Required work:
Omit pictures and quote the listing below line by line, from its start through the line that holds "plt.rcParams['font.family'] = ['DejaVu".

Dataset section:

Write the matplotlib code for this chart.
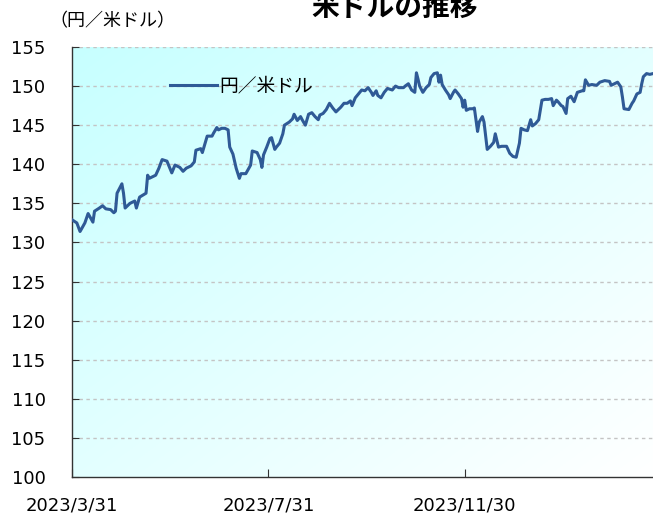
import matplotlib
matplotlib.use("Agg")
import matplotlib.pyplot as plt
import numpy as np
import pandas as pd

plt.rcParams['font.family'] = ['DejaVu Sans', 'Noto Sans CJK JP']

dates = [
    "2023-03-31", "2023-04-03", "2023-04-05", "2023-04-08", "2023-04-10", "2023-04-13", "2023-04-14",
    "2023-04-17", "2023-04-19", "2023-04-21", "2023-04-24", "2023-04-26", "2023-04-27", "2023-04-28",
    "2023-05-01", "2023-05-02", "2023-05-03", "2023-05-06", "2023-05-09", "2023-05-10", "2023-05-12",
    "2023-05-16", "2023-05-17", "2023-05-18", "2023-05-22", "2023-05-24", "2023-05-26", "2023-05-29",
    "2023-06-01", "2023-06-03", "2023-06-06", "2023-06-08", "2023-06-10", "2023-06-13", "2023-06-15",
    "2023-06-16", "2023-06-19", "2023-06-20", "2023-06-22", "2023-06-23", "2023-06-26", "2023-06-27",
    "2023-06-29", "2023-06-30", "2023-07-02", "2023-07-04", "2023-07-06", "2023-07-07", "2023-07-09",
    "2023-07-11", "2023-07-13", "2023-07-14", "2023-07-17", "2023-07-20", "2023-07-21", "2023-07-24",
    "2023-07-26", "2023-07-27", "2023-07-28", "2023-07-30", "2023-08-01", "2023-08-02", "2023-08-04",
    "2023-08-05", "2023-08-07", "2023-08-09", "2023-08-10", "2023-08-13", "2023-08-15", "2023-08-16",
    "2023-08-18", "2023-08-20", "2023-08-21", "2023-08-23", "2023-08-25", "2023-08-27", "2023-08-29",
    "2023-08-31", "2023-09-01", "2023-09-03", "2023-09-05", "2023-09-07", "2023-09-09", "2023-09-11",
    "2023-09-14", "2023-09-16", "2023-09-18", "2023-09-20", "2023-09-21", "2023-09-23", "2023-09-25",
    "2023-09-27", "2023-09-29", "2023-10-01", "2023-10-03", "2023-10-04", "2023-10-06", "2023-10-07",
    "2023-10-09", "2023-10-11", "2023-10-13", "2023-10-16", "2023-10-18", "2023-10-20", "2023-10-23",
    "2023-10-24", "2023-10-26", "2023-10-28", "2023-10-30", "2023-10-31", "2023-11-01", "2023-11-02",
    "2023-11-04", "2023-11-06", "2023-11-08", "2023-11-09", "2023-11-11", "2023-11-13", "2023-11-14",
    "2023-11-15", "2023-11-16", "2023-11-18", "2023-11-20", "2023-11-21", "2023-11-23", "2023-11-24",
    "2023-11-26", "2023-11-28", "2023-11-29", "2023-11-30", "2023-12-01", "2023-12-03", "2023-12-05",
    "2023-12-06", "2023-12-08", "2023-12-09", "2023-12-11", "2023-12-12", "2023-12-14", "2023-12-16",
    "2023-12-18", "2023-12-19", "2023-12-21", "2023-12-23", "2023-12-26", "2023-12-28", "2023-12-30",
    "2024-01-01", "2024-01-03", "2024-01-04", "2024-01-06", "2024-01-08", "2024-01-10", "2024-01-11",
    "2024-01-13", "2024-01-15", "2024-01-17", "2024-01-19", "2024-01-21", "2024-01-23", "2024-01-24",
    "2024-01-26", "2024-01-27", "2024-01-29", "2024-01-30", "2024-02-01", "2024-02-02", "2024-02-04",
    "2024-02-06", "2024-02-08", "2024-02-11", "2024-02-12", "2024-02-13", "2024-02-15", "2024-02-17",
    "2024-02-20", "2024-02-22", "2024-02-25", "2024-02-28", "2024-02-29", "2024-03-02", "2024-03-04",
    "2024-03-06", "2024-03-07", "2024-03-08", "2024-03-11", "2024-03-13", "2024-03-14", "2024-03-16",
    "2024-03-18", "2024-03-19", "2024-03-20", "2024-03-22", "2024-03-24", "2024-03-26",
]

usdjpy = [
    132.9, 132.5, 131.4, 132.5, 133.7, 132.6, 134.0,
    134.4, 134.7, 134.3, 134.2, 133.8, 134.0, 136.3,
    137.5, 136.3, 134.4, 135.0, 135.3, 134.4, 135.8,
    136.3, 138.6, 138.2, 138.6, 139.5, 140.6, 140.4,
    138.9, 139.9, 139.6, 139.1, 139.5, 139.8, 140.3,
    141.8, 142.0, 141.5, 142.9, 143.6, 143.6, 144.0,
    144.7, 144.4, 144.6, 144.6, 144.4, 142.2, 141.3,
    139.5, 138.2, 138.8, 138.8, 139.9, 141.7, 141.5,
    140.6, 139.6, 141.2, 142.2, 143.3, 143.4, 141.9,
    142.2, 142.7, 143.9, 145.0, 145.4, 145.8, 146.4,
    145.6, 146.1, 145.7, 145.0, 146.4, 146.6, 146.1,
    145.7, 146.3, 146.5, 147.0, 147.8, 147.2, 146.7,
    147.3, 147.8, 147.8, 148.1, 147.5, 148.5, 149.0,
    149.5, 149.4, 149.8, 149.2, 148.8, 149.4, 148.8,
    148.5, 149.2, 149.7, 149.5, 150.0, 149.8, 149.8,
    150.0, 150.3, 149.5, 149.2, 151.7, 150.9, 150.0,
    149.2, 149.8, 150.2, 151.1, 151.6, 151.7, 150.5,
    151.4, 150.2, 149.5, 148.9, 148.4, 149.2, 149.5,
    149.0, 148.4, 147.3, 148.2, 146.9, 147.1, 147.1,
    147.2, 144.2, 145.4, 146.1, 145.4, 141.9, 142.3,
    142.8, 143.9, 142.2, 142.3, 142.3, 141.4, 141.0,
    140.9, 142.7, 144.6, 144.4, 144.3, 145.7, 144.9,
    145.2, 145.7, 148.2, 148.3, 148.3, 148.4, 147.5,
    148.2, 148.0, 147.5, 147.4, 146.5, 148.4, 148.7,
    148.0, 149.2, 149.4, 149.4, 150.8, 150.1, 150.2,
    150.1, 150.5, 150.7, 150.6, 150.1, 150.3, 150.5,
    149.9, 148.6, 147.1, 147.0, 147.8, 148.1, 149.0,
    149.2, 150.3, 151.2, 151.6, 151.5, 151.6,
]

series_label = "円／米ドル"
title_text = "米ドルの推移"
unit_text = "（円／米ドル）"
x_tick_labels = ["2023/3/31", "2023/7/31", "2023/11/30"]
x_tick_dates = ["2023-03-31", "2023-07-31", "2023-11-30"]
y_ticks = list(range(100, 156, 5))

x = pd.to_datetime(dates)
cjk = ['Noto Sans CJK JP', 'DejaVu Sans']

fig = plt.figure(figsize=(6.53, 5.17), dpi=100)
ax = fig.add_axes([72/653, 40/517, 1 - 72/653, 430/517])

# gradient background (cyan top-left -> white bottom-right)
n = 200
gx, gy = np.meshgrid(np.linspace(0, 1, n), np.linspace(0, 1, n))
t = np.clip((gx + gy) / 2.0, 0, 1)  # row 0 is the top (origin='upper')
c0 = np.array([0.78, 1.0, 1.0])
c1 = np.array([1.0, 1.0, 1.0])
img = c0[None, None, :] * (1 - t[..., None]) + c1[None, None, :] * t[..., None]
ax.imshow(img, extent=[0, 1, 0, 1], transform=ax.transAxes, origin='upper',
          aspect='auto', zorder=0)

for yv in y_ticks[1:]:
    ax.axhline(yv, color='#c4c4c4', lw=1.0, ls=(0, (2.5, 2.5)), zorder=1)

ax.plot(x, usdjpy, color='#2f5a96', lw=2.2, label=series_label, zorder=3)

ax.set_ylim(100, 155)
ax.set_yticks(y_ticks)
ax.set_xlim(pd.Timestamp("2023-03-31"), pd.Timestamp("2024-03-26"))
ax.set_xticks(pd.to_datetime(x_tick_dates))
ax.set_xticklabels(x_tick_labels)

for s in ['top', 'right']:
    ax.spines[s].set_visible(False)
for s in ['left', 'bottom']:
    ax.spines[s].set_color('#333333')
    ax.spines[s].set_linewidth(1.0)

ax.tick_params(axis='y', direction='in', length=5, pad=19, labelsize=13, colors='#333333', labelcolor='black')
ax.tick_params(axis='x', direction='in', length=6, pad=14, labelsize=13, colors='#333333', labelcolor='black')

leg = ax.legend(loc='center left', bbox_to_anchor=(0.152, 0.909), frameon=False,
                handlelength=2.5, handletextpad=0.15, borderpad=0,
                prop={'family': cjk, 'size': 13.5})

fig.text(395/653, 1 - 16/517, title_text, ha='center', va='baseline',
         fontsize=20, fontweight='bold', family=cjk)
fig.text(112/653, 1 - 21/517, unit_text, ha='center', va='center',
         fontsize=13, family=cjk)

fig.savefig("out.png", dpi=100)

Answer to this problem:
Write the matplotlib code for this chart.
import matplotlib
matplotlib.use("Agg")
import matplotlib.pyplot as plt
import numpy as np
import pandas as pd

plt.rcParams['font.family'] = ['DejaVu Sans', 'Noto Sans CJK JP']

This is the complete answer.